§ Excerpted data
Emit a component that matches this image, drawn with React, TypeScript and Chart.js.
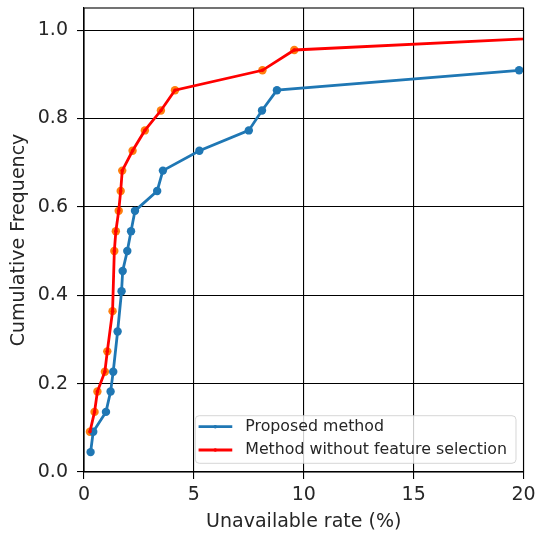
import React, { useEffect, useRef } from "react";
import { Chart, registerables } from "chart.js";

Chart.register(...registerables);

// ---- data ----
const proposedRate = [0.3, 0.42, 1.0, 1.21, 1.33, 1.53, 1.71, 1.76, 1.97, 2.14, 2.32, 3.33, 3.59, 5.25, 7.5, 8.1, 8.78, 19.8];
const proposedFreq = [0.045, 0.091, 0.136, 0.182, 0.227, 0.318, 0.409, 0.455, 0.5, 0.545, 0.591, 0.636, 0.682, 0.727, 0.773, 0.818, 0.864, 0.909];
const baselineRate = [0.27, 0.48, 0.61, 0.95, 1.06, 1.3, 1.38, 1.45, 1.58, 1.67, 1.74, 2.21, 2.77, 3.5, 4.14, 8.12, 9.57, 28.3];
const baselineFreq = [0.091, 0.136, 0.182, 0.227, 0.273, 0.364, 0.5, 0.545, 0.591, 0.636, 0.682, 0.727, 0.773, 0.818, 0.864, 0.909, 0.955, 1.0];
const seriesLabels = ["Proposed method", "Method without feature selection"];
const xTitle = "Unavailable rate (%)";
const yTitle = "Cumulative Frequency";

const FONT = "'DejaVu Sans', sans-serif";
const BLUE = "#1f77b4";
const RED = "#ff0000";
const ORANGE = "#ff7f0e";
const TEXT = "#262626";

const toPoints = (xs: number[], ys: number[]) => xs.map((x, i) => ({ x, y: ys[i] }));

const framePlugin = {
  id: "frame",
  afterDraw(chart: any) {
    const { ctx, chartArea } = chart;
    ctx.save();
    ctx.strokeStyle = "#000";
    ctx.lineWidth = 1.1;
    ctx.strokeRect(chartArea.left, chartArea.top, chartArea.right - chartArea.left, chartArea.bottom - chartArea.top);
    ctx.restore();
  },
};

const legendPlugin = {
  id: "insideLegend",
  afterDraw(chart: any) {
    const { ctx, chartArea } = chart;
    ctx.save();
    ctx.font = `15.8px ${FONT}`;
    const items = [
      { label: seriesLabels[0], color: BLUE },
      { label: seriesLabels[1], color: RED },
    ];
    const maxW = Math.max(...items.map((i) => ctx.measureText(i.label).width));
    const right = chartArea.right - 7.5;
    const bottom = chartArea.bottom - 8.7;
    const w = 50 + maxW + 9;
    const h = 47.6;
    const left = right - w;
    const top = bottom - h;
    ctx.beginPath();
    ctx.roundRect(left, top, w, h, 4);
    ctx.fillStyle = "rgba(255,255,255,0.8)";
    ctx.fill();
    ctx.strokeStyle = "rgba(204,204,204,0.8)";
    ctx.lineWidth = 1;
    ctx.stroke();
    items.forEach((it, i) => {
      const y = top + 11 + i * 23.3;
      ctx.beginPath();
      ctx.moveTo(left + 3.3, y);
      ctx.lineTo(left + 37, y);
      ctx.strokeStyle = it.color;
      ctx.lineWidth = 2.8;
      ctx.stroke();
      ctx.beginPath();
      ctx.arc(left + 20, y, 1.8, 0, Math.PI * 2);
      ctx.fillStyle = it.color;
      ctx.fill();
      ctx.fillStyle = TEXT;
      ctx.textAlign = "left";
      ctx.textBaseline = "middle";
      ctx.fillText(it.label, left + 50, y);
    });
    ctx.restore();
  },
};

export default function App() {
  const ref = useRef<HTMLCanvasElement>(null);
  useEffect(() => {
    if (!ref.current) return;
    const chart = new Chart(ref.current, {
      type: "line",
      data: {
        datasets: [
          {
            label: seriesLabels[1],
            data: toPoints(baselineRate, baselineFreq),
            borderColor: RED,
            backgroundColor: RED,
            borderWidth: 2.8,
            pointRadius: 1.8,
            pointBorderWidth: 0,
            pointBackgroundColor: RED,
            order: 0,
          },
          {
            label: seriesLabels[0],
            data: toPoints(proposedRate, proposedFreq),
            borderColor: BLUE,
            backgroundColor: BLUE,
            borderWidth: 2.8,
            pointRadius: 4.2,
            pointBorderWidth: 0,
            pointBackgroundColor: BLUE,
            order: 1,
          },
          {
            label: "markers",
            data: toPoints(baselineRate, baselineFreq),
            showLine: false,
            borderColor: ORANGE,
            backgroundColor: ORANGE,
            pointRadius: 4.2,
            pointBorderWidth: 0,
            pointBackgroundColor: ORANGE,
            order: 2,
          },
        ],
      },
      options: {
        animation: false,
        responsive: false,
        maintainAspectRatio: false,
        layout: { padding: { top: 8, right: 11.5, bottom: 0, left: 0 } },
        plugins: {
          legend: { display: false },
          tooltip: { enabled: false },
        },
        scales: {
          x: {
            type: "linear",
            min: 0,
            max: 20,
            afterFit: (s: any) => {
              s.height = 65;
              s.paddingRight = 0;
              s.paddingLeft = 0;
            },
            ticks: {
              stepSize: 5,
              includeBounds: false,
              color: TEXT,
              font: { family: FONT, size: 19 },
              padding: 5,
              maxRotation: 0,
              callback: (v: any) => String(v),
            },
            grid: { color: "#000", lineWidth: 1.1, tickLength: 7, tickColor: "#000", tickWidth: 1.1 },
            border: { color: "#000", width: 1.1 },
            title: {
              display: true,
              text: xTitle,
              color: TEXT,
              font: { family: FONT, size: 19 },
              padding: { top: 0, bottom: 3.5 },
            },
          },
          y: {
            type: "linear",
            min: 0,
            max: 1.05,
            afterFit: (s: any) => {
              s.width = 84;
              s.paddingTop = 0;
              s.paddingBottom = 0;
            },
            ticks: {
              stepSize: 0.2,
              includeBounds: false,
              color: TEXT,
              font: { family: FONT, size: 19 },
              padding: 9,
              callback: (v: any) => Number(v).toFixed(1),
            },
            grid: { color: "#000", lineWidth: 1.1, tickLength: 7, tickColor: "#000", tickWidth: 1.1 },
            border: { color: "#000", width: 1.1 },
            title: {
              display: true,
              text: yTitle,
              color: TEXT,
              font: { family: FONT, size: 19 },
              padding: { top: 7.5, bottom: 0 },
            },
          },
        },
      },
      plugins: [framePlugin, legendPlugin],
    } as any);
    return () => chart.destroy();
  }, []);
  return (
    <div style={{ position: "fixed", left: 0, top: 0, width: 535, height: 537, background: "#fff" }}>
      <canvas ref={ref} width={535} height={537} style={{ width: 535, height: 537, display: "block" }} />
    </div>
  );
}
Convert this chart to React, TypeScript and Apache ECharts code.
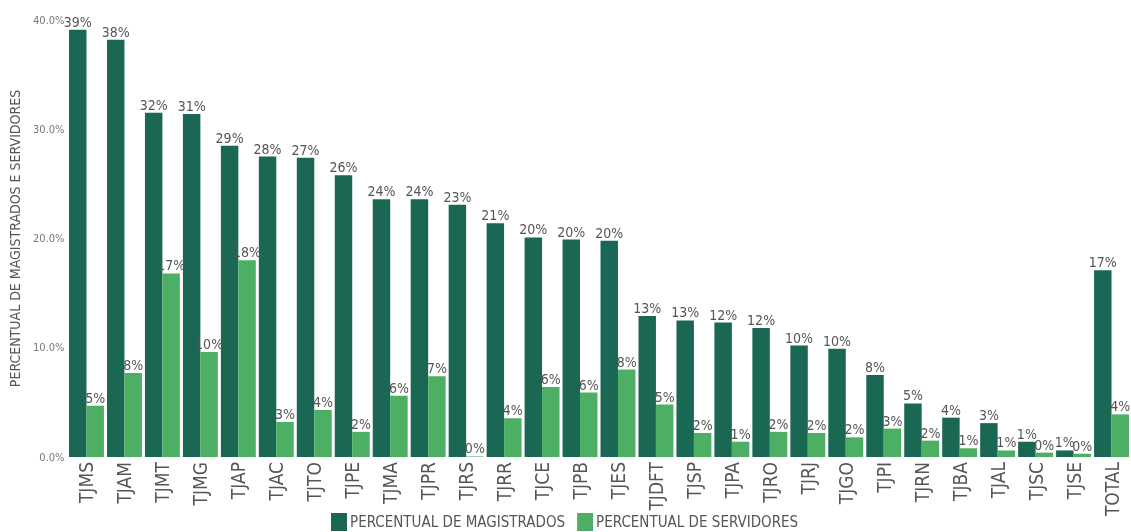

§ Given request
Your copy of the data should match it exactly, except that pictures are left out.

§ Complete output
Emit a component that matches this image, drawn with React, TypeScript and Chart.js.
import React, { useEffect, useRef } from "react";
import { Chart, registerables } from "chart.js";

Chart.register(...registerables);

// ---- data ----
const proposedRate = [0.3, 0.42, 1.0, 1.21, 1.33, 1.53, 1.71, 1.76, 1.97, 2.14, 2.32, 3.33, 3.59, 5.25, 7.5, 8.1, 8.78, 19.8];
const proposedFreq = [0.045, 0.091, 0.136, 0.182, 0.227, 0.318, 0.409, 0.455, 0.5, 0.545, 0.591, 0.636, 0.682, 0.727, 0.773, 0.818, 0.864, 0.909];
const baselineRate = [0.27, 0.48, 0.61, 0.95, 1.06, 1.3, 1.38, 1.45, 1.58, 1.67, 1.74, 2.21, 2.77, 3.5, 4.14, 8.12, 9.57, 28.3];
const baselineFreq = [0.091, 0.136, 0.182, 0.227, 0.273, 0.364, 0.5, 0.545, 0.591, 0.636, 0.682, 0.727, 0.773, 0.818, 0.864, 0.909, 0.955, 1.0];
const seriesLabels = ["Proposed method", "Method without feature selection"];
const xTitle = "Unavailable rate (%)";
const yTitle = "Cumulative Frequency";

const FONT = "'DejaVu Sans', sans-serif";
const BLUE = "#1f77b4";
const RED = "#ff0000";
const ORANGE = "#ff7f0e";
const TEXT = "#262626";

const toPoints = (xs: number[], ys: number[]) => xs.map((x, i) => ({ x, y: ys[i] }));

const framePlugin = {
  id: "frame",
  afterDraw(chart: any) {
    const { ctx, chartArea } = chart;
    ctx.save();
    ctx.strokeStyle = "#000";
    ctx.lineWidth = 1.1;
    ctx.strokeRect(chartArea.left, chartArea.top, chartArea.right - chartArea.left, chartArea.bottom - chartArea.top);
    ctx.restore();
  },
};

const legendPlugin = {
  id: "insideLegend",
  afterDraw(chart: any) {
    const { ctx, chartArea } = chart;
    ctx.save();
    ctx.font = `15.8px ${FONT}`;
    const items = [
      { label: seriesLabels[0], color: BLUE },
      { label: seriesLabels[1], color: RED },
    ];
    const maxW = Math.max(...items.map((i) => ctx.measureText(i.label).width));
    const right = chartArea.right - 7.5;
    const bottom = chartArea.bottom - 8.7;
    const w = 50 + maxW + 9;
    const h = 47.6;
    const left = right - w;
    const top = bottom - h;
    ctx.beginPath();
    ctx.roundRect(left, top, w, h, 4);
    ctx.fillStyle = "rgba(255,255,255,0.8)";
    ctx.fill();
    ctx.strokeStyle = "rgba(204,204,204,0.8)";
    ctx.lineWidth = 1;
    ctx.stroke();
    items.forEach((it, i) => {
      const y = top + 11 + i * 23.3;
      ctx.beginPath();
      ctx.moveTo(left + 3.3, y);
      ctx.lineTo(left + 37, y);
      ctx.strokeStyle = it.color;
      ctx.lineWidth = 2.8;
      ctx.stroke();
      ctx.beginPath();
      ctx.arc(left + 20, y, 1.8, 0, Math.PI * 2);
      ctx.fillStyle = it.color;
      ctx.fill();
      ctx.fillStyle = TEXT;
      ctx.textAlign = "left";
      ctx.textBaseline = "middle";
      ctx.fillText(it.label, left + 50, y);
    });
    ctx.restore();
  },
};

export default function App() {
  const ref = useRef<HTMLCanvasElement>(null);
  useEffect(() => {
    if (!ref.current) return;
    const chart = new Chart(ref.current, {
      type: "line",
      data: {
        datasets: [
          {
            label: seriesLabels[1],
            data: toPoints(baselineRate, baselineFreq),
            borderColor: RED,
            backgroundColor: RED,
            borderWidth: 2.8,
            pointRadius: 1.8,
            pointBorderWidth: 0,
            pointBackgroundColor: RED,
            order: 0,
          },
          {
            label: seriesLabels[0],
            data: toPoints(proposedRate, proposedFreq),
            borderColor: BLUE,
            backgroundColor: BLUE,
            borderWidth: 2.8,
            pointRadius: 4.2,
            pointBorderWidth: 0,
            pointBackgroundColor: BLUE,
            order: 1,
          },
          {
            label: "markers",
            data: toPoints(baselineRate, baselineFreq),
            showLine: false,
            borderColor: ORANGE,
            backgroundColor: ORANGE,
            pointRadius: 4.2,
            pointBorderWidth: 0,
            pointBackgroundColor: ORANGE,
            order: 2,
          },
        ],
      },
      options: {
        animation: false,
        responsive: false,
        maintainAspectRatio: false,
        layout: { padding: { top: 8, right: 11.5, bottom: 0, left: 0 } },
        plugins: {
          legend: { display: false },
          tooltip: { enabled: false },
        },
        scales: {
          x: {
            type: "linear",
            min: 0,
            max: 20,
            afterFit: (s: any) => {
              s.height = 65;
              s.paddingRight = 0;
              s.paddingLeft = 0;
            },
            ticks: {
              stepSize: 5,
              includeBounds: false,
              color: TEXT,
              font: { family: FONT, size: 19 },
              padding: 5,
              maxRotation: 0,
              callback: (v: any) => String(v),
            },
            grid: { color: "#000", lineWidth: 1.1, tickLength: 7, tickColor: "#000", tickWidth: 1.1 },
            border: { color: "#000", width: 1.1 },
            title: {
              display: true,
              text: xTitle,
              color: TEXT,
              font: { family: FONT, size: 19 },
              padding: { top: 0, bottom: 3.5 },
            },
          },
          y: {
            type: "linear",
            min: 0,
            max: 1.05,
            afterFit: (s: any) => {
              s.width = 84;
              s.paddingTop = 0;
              s.paddingBottom = 0;
            },
            ticks: {
              stepSize: 0.2,
              includeBounds: false,
              color: TEXT,
              font: { family: FONT, size: 19 },
              padding: 9,
              callback: (v: any) => Number(v).toFixed(1),
            },
            grid: { color: "#000", lineWidth: 1.1, tickLength: 7, tickColor: "#000", tickWidth: 1.1 },
            border: { color: "#000", width: 1.1 },
            title: {
              display: true,
              text: yTitle,
              color: TEXT,
              font: { family: FONT, size: 19 },
              padding: { top: 7.5, bottom: 0 },
            },
          },
        },
      },
      plugins: [framePlugin, legendPlugin],
    } as any);
    return () => chart.destroy();
  }, []);
  return (
    <div style={{ position: "fixed", left: 0, top: 0, width: 535, height: 537, background: "#fff" }}>
      <canvas ref={ref} width={535} height={537} style={{ width: 535, height: 537, display: "block" }} />
    </div>
  );
}
Convert this chart to React, TypeScript and Apache ECharts code.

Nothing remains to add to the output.